Mar 20, 2019 | Articles

Is Our Modern Lifestyle Fuelling the Need for Joint Specialists?

There is little doubt that, since the industrial revolution and the advent of labour-saving machinery, successive generations have become increasingly less active. With the growth of automation and its application to many of the most basic household tasks, it has become apparent, for example, that today’s male children possess significantly less upper body strength than their fathers. While today’s generation may have less need for physical strength in the workplace or the home, it is a prerequisite for joint stability, so orthopaedic specialists are now being confronted with the evidence of this on a daily basis.

The simple act of walking involves the articulation of groups of bones in the hip, the knee, and the ankle, and when one walks regularly, this can serve to strengthen the muscles, tendons, and ligaments required to stabilise these regions, and to maintain their integrity throughout one’s lifetime. The problem is that we now tend to do much more riding and sitting than walking, which tends to weaken those soft tissues and thus makes bones and cartilage more susceptible to traumatic injury. Much the same is true of the shoulders in that when exercised infrequently, they are more prone to sprains, strains, and dislocation.

Joint specialists will often be called upon to repair damage arising from accidents and sports injuries – contingencies that are unavoidable, in most cases. In addition, a major area of their responsibility has always been to rectify the results of the wear and tear, typically seen in the hips and knees, and that is the almost inevitable consequence of getting older. In the past, candidates for a hip or knee replacement were generally aged 65 or older. More recently, however, orthopaedic surgeons are increasingly required to consider performing arthroplasty on patients in their fifties and even younger.

Some authorities are now convinced that this increasing pressure on the services of joint specialists can be attributed to one other consequence of the more sedentary modern lifestyle – the growing incidence of obesity, particularly in younger individuals. Given the growing tendency of modern living to combine diminished physicality with the additional burden of extra weight, often the legacy of too much junk food, and it is not too surprising that this combination should result in a marked speeding up of the normally protracted process of natural wear and tear.
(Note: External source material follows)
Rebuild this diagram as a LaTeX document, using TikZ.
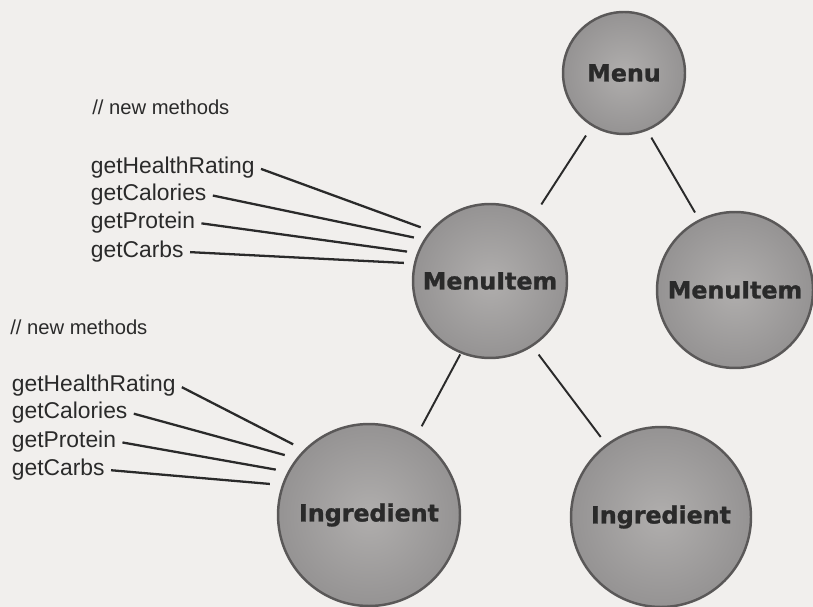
\documentclass[tikz,border=0pt]{standalone}
\usepackage{fontspec}
\setsansfont{Liberation Sans}
\newfontfamily\ballfont[FakeBold=1.2]{DejaVu Sans Bold}
\usepackage{xcolor}
\definecolor{PaperBg}{HTML}{F1EFED}
\definecolor{BallFill}{HTML}{B0AEAD}
\definecolor{BallEdge}{HTML}{959393}
\definecolor{BallRim}{HTML}{5A5858}
\definecolor{InkGray}{HTML}{2A2A2A}
\usepackage{tikz}
\usetikzlibrary{calc, positioning}

\begin{document}
\begin{tikzpicture}[
    x=0.02cm, y=-0.02cm,
    font=\sffamily,
    ball/.style={circle, draw=BallRim, line width=1.4pt, inner sep=0pt,
                 shading=radial, inner color=BallFill, outer color=BallEdge,
                 text=InkGray, font=\ballfont\fontsize{13.5}{15}\selectfont},
    method_label/.style={anchor=west, inner sep=2pt, text=InkGray,
                 font=\sffamily\fontsize{13}{14}\selectfont},
    note_label/.style={anchor=west, inner sep=0pt, text=InkGray,
                 font=\sffamily\fontsize{11.5}{13}\selectfont},
    tree_link/.style={InkGray, line width=1.1pt},
    method_link/.style={InkGray, line width=1.3pt, shorten <=1.5pt}
]

    % 0. PAPER
    \fill[PaperBg] (0,0) rectangle (813,607);
    \useasboundingbox (0,0) rectangle (813,607);

    % 1. THE TREE
    \node[ball, minimum size=2.44cm] (menu) at (624,73) {Menu};
    \node[ball, minimum size=3.08cm] (itemA) at (490,281) {MenuItem};
    \node[ball, minimum size=3.12cm] (itemB) at (735,290) {MenuItem};
    \node[ball, minimum size=3.64cm] (ingrA) at (369,515) {Ingredient};
    \node[ball, minimum size=3.60cm] (ingrB) at (661,517) {Ingredient};

    \draw[tree_link, shorten <=0.22cm, shorten >=0.28cm] (menu.239) -- (itemA.56);
    \draw[tree_link, shorten <=0.16cm, shorten >=0.16cm] (menu.292) -- (itemB.117);
    \draw[tree_link, shorten <=0.02cm, shorten >=0.22cm] (itemA.248) -- (ingrA.59);
    \draw[tree_link, shorten <=0.20cm, shorten >=0.18cm] (itemA.303) -- (ingrB.127);

    % 2. NEW METHODS ON MENUITEM
    \node[note_label] (noteA) at (92,107) {// new methods};
    \foreach \nm/\txt/\yy/\ang in {hrA/getHealthRating/168/140,
                                   calA/getCalories/195/148,
                                   protA/getProtein/223/159,
                                   carbA/getCarbs/252/167} {
        \node[method_label] (\nm) at (87,\yy) {\txt};
        \draw[method_link, shorten >=0.2cm] (\nm.east) -- (itemA.\ang);
    }

    % 3. NEW METHODS ON INGREDIENT
    \node[note_label] (noteB) at (10,327) {// new methods};
    \foreach \nm/\txt/\yy/\ang in {hrB/getHealthRating/386/135,
                                   calB/getCalories/413/142,
                                   protB/getProtein/442/152,
                                   carbB/getCarbs/470/161} {
        \node[method_label] (\nm) at (8,\yy) {\txt};
        \draw[method_link, shorten >=0.24cm] (\nm.east) -- (ingrA.\ang);
    }

\end{tikzpicture}
\end{document}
In health, the articulating surfaces of bones are protected by a layer of specialised connective tissue known as cartilage, creating a near friction-free bearing between them. Further lubrication is provided by an encapsulating membrane filled with viscous synovial fluid. Where an injury or disease is suspected, joint specialists are able to supplement information from X-ray images with a real-time, illuminated view of the internal structures within a hip or knee by inserting an instrument known as an arthroscope through a tiny incision.

Consisting of a narrow tube, its fibre optic core transmits light to the examination area and imagery to a miniature TV camera for display on a monitor or in an eyepiece. Since its introduction, however, the arthroscope has become far more than a powerful diagnostic tool for the convenience of the orthopaedic surgeon. The development of new surgical techniques has made it possible to perform a number of interventions arthroscopically. Joint specialists simply need to make one or two additional keyhole incisions through which to insert their instruments whilst referring to the view shown on the monitor screen in order to manipulate them.

Used first for relatively minor procedures such as repairs to a torn meniscus or lavage of bone and cartilage fragments, arthroscopic procedures have since been developed for use in arthroplasty. Markedly less invasive than the alternative of exposing an entire joint, it serves to limit the risk of bleeding and infection, whilst also reducing post-operative recovery times, and represents one of the greatest advances by joint specialists to date.